** Your instructions **
Will you output the entries below exactly, skipping every image they contain?

** Material provided **
-*-*-

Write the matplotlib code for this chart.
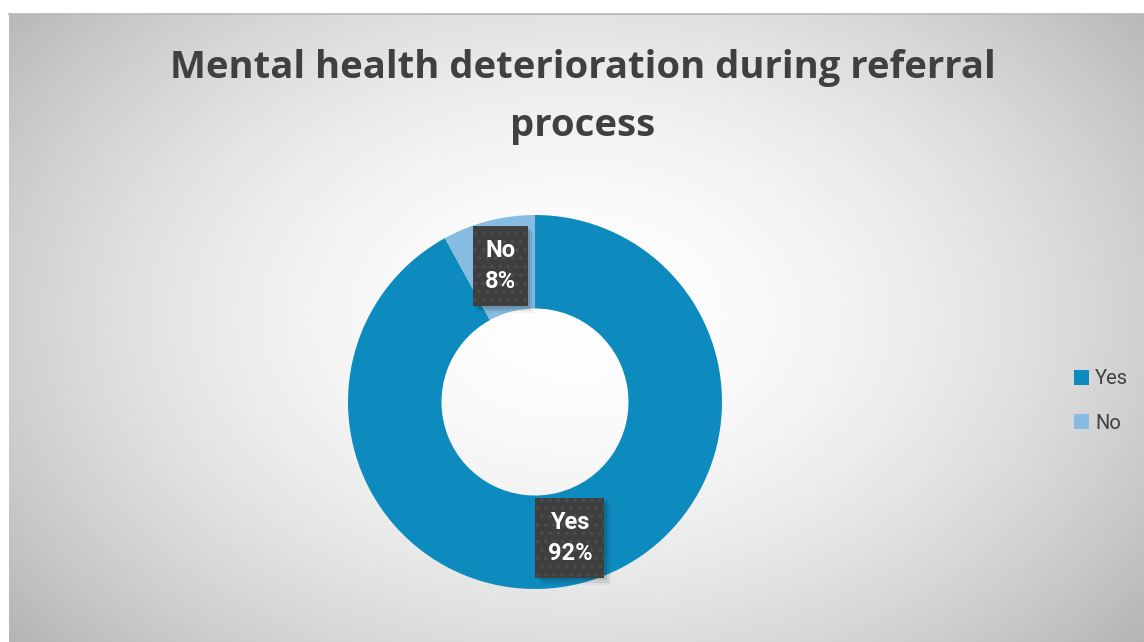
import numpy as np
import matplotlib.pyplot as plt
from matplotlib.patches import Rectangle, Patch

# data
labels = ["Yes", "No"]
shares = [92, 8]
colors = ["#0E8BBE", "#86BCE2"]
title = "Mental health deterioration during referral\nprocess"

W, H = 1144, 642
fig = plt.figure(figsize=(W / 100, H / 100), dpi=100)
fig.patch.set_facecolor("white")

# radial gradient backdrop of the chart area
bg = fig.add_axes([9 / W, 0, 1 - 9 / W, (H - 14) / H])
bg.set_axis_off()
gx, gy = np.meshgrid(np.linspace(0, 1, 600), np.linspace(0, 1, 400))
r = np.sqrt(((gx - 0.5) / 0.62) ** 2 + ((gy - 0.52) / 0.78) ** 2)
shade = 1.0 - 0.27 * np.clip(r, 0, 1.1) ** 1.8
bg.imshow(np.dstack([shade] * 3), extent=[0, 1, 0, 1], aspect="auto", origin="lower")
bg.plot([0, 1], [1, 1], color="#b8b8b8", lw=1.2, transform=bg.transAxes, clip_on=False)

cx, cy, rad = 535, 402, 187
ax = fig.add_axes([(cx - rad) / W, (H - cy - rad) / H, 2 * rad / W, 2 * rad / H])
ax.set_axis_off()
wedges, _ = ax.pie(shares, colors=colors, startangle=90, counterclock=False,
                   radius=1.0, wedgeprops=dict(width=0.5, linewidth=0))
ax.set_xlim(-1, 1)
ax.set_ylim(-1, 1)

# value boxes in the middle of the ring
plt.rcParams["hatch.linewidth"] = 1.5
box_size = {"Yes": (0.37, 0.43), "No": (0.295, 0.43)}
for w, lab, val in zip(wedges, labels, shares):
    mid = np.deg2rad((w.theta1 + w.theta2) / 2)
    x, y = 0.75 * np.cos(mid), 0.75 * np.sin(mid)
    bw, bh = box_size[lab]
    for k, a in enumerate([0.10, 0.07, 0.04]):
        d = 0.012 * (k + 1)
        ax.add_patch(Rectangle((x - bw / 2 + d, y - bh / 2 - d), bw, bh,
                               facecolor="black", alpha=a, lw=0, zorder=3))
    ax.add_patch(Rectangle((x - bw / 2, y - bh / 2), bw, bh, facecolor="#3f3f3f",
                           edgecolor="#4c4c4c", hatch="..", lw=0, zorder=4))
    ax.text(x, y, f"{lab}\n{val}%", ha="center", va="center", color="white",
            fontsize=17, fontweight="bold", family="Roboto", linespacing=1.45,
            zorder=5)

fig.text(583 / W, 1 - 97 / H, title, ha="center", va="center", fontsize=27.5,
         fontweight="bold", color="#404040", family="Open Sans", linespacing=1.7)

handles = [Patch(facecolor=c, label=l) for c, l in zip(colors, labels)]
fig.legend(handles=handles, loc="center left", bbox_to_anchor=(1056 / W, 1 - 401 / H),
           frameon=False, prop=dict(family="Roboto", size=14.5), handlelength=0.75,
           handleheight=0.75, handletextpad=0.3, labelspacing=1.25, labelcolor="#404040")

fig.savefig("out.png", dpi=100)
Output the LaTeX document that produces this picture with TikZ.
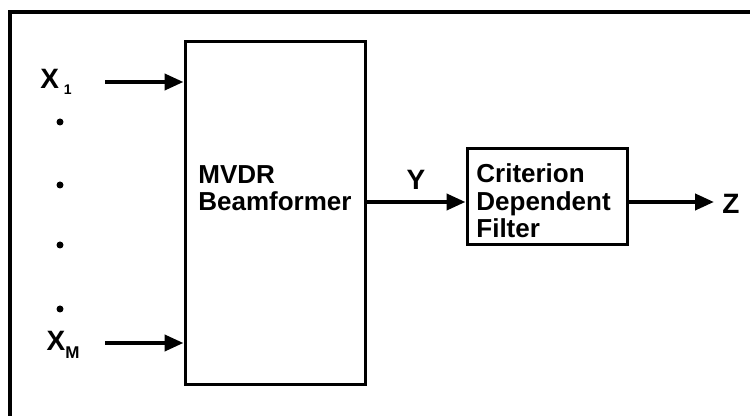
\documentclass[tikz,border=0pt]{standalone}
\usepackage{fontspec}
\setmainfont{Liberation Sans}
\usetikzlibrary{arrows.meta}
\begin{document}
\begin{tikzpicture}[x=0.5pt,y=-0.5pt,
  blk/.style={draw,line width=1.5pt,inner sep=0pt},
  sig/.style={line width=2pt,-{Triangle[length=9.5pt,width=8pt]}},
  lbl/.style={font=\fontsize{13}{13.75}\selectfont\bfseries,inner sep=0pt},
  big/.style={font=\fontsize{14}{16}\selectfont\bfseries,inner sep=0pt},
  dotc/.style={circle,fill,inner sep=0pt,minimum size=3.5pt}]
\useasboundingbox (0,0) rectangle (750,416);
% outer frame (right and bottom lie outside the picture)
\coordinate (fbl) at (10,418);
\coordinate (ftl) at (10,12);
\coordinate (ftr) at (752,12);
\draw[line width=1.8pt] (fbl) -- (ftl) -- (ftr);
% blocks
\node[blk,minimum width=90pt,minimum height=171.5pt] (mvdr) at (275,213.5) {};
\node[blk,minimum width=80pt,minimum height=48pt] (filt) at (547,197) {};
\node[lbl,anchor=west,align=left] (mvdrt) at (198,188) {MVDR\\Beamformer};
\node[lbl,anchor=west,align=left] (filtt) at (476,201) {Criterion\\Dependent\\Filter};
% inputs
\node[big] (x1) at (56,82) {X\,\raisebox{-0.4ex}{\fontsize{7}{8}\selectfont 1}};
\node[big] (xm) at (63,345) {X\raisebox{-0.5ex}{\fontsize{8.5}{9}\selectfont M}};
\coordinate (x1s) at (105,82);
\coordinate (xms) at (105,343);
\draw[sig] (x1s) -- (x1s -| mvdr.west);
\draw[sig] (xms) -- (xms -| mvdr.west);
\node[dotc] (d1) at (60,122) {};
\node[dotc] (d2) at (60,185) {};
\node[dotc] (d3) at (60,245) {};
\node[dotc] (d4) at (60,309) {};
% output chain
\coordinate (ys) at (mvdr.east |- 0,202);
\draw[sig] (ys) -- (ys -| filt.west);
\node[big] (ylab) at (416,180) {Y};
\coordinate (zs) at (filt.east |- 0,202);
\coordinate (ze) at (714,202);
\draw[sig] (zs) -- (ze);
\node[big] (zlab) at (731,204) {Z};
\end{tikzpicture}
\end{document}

-*-*-

** Finished answer **
Write the matplotlib code for this chart.
import numpy as np
import matplotlib.pyplot as plt
from matplotlib.patches import Rectangle, Patch

# data
labels = ["Yes", "No"]
shares = [92, 8]
colors = ["#0E8BBE", "#86BCE2"]
title = "Mental health deterioration during referral\nprocess"

W, H = 1144, 642
fig = plt.figure(figsize=(W / 100, H / 100), dpi=100)
fig.patch.set_facecolor("white")

# radial gradient backdrop of the chart area
bg = fig.add_axes([9 / W, 0, 1 - 9 / W, (H - 14) / H])
bg.set_axis_off()
gx, gy = np.meshgrid(np.linspace(0, 1, 600), np.linspace(0, 1, 400))
r = np.sqrt(((gx - 0.5) / 0.62) ** 2 + ((gy - 0.52) / 0.78) ** 2)
shade = 1.0 - 0.27 * np.clip(r, 0, 1.1) ** 1.8
bg.imshow(np.dstack([shade] * 3), extent=[0, 1, 0, 1], aspect="auto", origin="lower")
bg.plot([0, 1], [1, 1], color="#b8b8b8", lw=1.2, transform=bg.transAxes, clip_on=False)

cx, cy, rad = 535, 402, 187
ax = fig.add_axes([(cx - rad) / W, (H - cy - rad) / H, 2 * rad / W, 2 * rad / H])
ax.set_axis_off()
wedges, _ = ax.pie(shares, colors=colors, startangle=90, counterclock=False,
                   radius=1.0, wedgeprops=dict(width=0.5, linewidth=0))
ax.set_xlim(-1, 1)
ax.set_ylim(-1, 1)

# value boxes in the middle of the ring
plt.rcParams["hatch.linewidth"] = 1.5
box_size = {"Yes": (0.37, 0.43), "No": (0.295, 0.43)}
for w, lab, val in zip(wedges, labels, shares):
    mid = np.deg2rad((w.theta1 + w.theta2) / 2)
    x, y = 0.75 * np.cos(mid), 0.75 * np.sin(mid)
    bw, bh = box_size[lab]
    for k, a in enumerate([0.10, 0.07, 0.04]):
        d = 0.012 * (k + 1)
        ax.add_patch(Rectangle((x - bw / 2 + d, y - bh / 2 - d), bw, bh,
                               facecolor="black", alpha=a, lw=0, zorder=3))
    ax.add_patch(Rectangle((x - bw / 2, y - bh / 2), bw, bh, facecolor="#3f3f3f",
                           edgecolor="#4c4c4c", hatch="..", lw=0, zorder=4))
    ax.text(x, y, f"{lab}\n{val}%", ha="center", va="center", color="white",
            fontsize=17, fontweight="bold", family="Roboto", linespacing=1.45,
            zorder=5)

fig.text(583 / W, 1 - 97 / H, title, ha="center", va="center", fontsize=27.5,
         fontweight="bold", color="#404040", family="Open Sans", linespacing=1.7)

handles = [Patch(facecolor=c, label=l) for c, l in zip(colors, labels)]
fig.legend(handles=handles, loc="center left", bbox_to_anchor=(1056 / W, 1 - 401 / H),
           frameon=False, prop=dict(family="Roboto", size=14.5), handlelength=0.75,
           handleheight=0.75, handletextpad=0.3, labelspacing=1.25, labelcolor="#404040")

fig.savefig("out.png", dpi=100)
Output the LaTeX document that produces this picture with TikZ.
\documentclass[tikz,border=0pt]{standalone}
\usepackage{fontspec}
\setmainfont{Liberation Sans}
\usetikzlibrary{arrows.meta}
\begin{document}
\begin{tikzpicture}[x=0.5pt,y=-0.5pt,
  blk/.style={draw,line width=1.5pt,inner sep=0pt},
  sig/.style={line width=2pt,-{Triangle[length=9.5pt,width=8pt]}},
  lbl/.style={font=\fontsize{13}{13.75}\selectfont\bfseries,inner sep=0pt},
  big/.style={font=\fontsize{14}{16}\selectfont\bfseries,inner sep=0pt},
  dotc/.style={circle,fill,inner sep=0pt,minimum size=3.5pt}]
\useasboundingbox (0,0) rectangle (750,416);
% outer frame (right and bottom lie outside the picture)
\coordinate (fbl) at (10,418);
\coordinate (ftl) at (10,12);
\coordinate (ftr) at (752,12);
\draw[line width=1.8pt] (fbl) -- (ftl) -- (ftr);
% blocks
\node[blk,minimum width=90pt,minimum height=171.5pt] (mvdr) at (275,213.5) {};
\node[blk,minimum width=80pt,minimum height=48pt] (filt) at (547,197) {};
\node[lbl,anchor=west,align=left] (mvdrt) at (198,188) {MVDR\\Beamformer};
\node[lbl,anchor=west,align=left] (filtt) at (476,201) {Criterion\\Dependent\\Filter};
% inputs
\node[big] (x1) at (56,82) {X\,\raisebox{-0.4ex}{\fontsize{7}{8}\selectfont 1}};
\node[big] (xm) at (63,345) {X\raisebox{-0.5ex}{\fontsize{8.5}{9}\selectfont M}};
\coordinate (x1s) at (105,82);
\coordinate (xms) at (105,343);
\draw[sig] (x1s) -- (x1s -| mvdr.west);
\draw[sig] (xms) -- (xms -| mvdr.west);
\node[dotc] (d1) at (60,122) {};
\node[dotc] (d2) at (60,185) {};
\node[dotc] (d3) at (60,245) {};
\node[dotc] (d4) at (60,309) {};
% output chain
\coordinate (ys) at (mvdr.east |- 0,202);
\draw[sig] (ys) -- (ys -| filt.west);
\node[big] (ylab) at (416,180) {Y};
\coordinate (zs) at (filt.east |- 0,202);
\coordinate (ze) at (714,202);
\draw[sig] (zs) -- (ze);
\node[big] (zlab) at (731,204) {Z};
\end{tikzpicture}
\end{document}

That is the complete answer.